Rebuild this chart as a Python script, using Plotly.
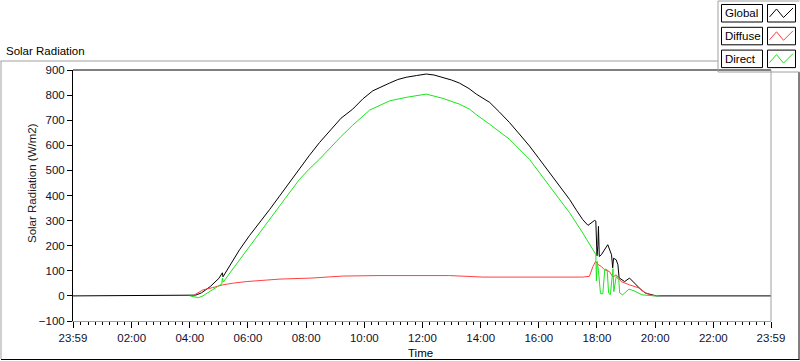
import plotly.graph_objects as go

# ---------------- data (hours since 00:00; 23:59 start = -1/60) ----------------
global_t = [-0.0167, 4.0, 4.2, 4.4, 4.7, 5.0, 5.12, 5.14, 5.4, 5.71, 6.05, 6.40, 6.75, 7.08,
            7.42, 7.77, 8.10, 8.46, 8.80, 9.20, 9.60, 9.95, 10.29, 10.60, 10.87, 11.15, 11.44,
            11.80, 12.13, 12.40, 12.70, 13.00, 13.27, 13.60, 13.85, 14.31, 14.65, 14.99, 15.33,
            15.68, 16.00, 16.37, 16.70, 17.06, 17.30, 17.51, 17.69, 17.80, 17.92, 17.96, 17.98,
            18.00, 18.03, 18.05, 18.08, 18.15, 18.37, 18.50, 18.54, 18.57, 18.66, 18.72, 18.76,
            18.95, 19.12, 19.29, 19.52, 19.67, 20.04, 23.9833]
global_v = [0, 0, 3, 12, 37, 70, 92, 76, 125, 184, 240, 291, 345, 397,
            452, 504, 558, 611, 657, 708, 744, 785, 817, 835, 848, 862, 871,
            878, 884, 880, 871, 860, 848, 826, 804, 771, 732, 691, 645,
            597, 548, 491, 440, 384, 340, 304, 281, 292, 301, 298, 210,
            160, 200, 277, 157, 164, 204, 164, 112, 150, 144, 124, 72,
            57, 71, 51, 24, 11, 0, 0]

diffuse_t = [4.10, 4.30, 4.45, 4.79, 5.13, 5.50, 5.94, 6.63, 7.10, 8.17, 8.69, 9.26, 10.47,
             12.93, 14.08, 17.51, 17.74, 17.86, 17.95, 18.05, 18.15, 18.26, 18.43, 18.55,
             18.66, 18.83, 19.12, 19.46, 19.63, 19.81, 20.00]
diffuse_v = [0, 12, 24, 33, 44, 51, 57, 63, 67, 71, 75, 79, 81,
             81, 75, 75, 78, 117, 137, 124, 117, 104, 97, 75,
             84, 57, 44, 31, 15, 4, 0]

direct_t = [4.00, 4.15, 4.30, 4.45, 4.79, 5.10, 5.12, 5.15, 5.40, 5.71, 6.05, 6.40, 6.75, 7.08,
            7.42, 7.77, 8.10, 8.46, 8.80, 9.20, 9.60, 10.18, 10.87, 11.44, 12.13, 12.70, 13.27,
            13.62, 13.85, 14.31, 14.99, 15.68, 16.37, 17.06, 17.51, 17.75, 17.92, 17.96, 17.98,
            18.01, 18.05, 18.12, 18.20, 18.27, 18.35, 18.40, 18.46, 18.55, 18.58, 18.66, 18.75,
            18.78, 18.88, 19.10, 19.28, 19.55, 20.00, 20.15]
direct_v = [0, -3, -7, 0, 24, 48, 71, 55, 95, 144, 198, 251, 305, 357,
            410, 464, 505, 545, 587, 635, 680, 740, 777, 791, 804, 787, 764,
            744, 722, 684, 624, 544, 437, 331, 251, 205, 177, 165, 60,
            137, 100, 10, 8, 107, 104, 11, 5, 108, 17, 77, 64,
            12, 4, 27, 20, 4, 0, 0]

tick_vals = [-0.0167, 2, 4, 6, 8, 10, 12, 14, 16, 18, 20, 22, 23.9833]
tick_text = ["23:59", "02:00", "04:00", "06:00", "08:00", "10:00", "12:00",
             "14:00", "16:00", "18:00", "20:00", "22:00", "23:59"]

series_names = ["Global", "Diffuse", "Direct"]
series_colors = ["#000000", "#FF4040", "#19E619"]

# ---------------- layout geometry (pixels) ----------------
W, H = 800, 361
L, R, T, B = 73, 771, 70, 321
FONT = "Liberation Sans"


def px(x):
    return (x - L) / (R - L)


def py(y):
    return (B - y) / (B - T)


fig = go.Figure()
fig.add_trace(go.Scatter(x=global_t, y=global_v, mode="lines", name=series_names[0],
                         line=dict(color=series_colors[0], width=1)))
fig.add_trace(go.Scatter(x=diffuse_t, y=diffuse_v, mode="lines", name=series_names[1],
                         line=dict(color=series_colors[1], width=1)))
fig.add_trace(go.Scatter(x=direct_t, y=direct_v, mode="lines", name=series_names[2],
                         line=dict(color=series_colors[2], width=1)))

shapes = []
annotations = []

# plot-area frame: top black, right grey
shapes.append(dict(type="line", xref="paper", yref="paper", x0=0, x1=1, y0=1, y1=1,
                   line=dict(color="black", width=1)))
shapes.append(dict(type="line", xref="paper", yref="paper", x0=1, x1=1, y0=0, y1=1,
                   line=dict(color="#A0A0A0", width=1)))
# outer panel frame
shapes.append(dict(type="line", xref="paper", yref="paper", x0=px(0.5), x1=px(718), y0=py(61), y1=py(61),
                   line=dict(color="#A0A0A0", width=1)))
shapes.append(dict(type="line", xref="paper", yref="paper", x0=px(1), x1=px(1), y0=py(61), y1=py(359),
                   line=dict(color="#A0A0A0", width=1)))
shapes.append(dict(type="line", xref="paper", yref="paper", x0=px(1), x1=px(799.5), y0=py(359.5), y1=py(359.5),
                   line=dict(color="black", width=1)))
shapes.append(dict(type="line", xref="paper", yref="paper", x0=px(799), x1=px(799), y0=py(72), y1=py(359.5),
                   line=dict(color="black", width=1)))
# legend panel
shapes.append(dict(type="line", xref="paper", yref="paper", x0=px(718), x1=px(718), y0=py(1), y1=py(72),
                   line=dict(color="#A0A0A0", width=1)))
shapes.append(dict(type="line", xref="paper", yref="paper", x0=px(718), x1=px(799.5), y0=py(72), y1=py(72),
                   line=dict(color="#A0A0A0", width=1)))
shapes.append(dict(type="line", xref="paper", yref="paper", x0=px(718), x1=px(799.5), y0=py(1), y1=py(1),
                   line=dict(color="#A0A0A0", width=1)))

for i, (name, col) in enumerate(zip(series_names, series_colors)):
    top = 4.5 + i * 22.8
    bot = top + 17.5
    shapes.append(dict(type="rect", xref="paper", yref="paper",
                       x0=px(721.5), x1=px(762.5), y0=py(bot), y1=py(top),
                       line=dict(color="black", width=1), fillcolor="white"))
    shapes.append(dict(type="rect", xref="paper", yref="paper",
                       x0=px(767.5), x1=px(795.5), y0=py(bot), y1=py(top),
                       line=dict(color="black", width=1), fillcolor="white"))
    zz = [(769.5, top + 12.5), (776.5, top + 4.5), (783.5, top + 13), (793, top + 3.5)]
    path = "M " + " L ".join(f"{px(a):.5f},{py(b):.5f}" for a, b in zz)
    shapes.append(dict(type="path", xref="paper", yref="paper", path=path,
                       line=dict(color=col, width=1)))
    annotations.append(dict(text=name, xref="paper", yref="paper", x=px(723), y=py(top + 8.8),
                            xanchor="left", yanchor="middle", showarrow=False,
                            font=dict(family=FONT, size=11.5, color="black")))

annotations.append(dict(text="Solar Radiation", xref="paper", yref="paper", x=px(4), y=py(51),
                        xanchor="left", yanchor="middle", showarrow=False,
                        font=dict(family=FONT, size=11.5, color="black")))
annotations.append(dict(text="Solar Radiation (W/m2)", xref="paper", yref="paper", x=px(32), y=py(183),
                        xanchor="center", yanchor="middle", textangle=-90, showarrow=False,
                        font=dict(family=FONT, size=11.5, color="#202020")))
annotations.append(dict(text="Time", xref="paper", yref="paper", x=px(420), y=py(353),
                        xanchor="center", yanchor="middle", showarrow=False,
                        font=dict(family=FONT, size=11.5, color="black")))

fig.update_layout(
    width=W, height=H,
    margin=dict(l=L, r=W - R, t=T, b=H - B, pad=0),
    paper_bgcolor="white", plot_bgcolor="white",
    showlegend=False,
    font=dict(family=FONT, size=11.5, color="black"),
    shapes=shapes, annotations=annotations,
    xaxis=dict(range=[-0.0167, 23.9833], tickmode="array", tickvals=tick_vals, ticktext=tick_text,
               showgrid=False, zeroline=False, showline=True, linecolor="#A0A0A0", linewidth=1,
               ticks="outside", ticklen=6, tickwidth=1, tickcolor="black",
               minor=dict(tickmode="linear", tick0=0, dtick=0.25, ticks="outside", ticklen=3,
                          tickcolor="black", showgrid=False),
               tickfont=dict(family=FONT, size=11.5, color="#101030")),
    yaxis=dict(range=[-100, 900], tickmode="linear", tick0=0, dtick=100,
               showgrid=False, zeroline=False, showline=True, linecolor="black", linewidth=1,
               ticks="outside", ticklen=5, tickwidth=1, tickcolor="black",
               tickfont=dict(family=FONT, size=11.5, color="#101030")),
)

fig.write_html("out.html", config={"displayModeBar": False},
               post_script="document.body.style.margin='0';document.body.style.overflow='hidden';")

**OBJECTIVE:**
From the first line of the listing above, repeat every line through the one holding "import plotly.graph_objects as go". Both ends count, and pictures stay out.

**CORRECT OUTPUT:**
Rebuild this chart as a Python script, using Plotly.
import plotly.graph_objects as go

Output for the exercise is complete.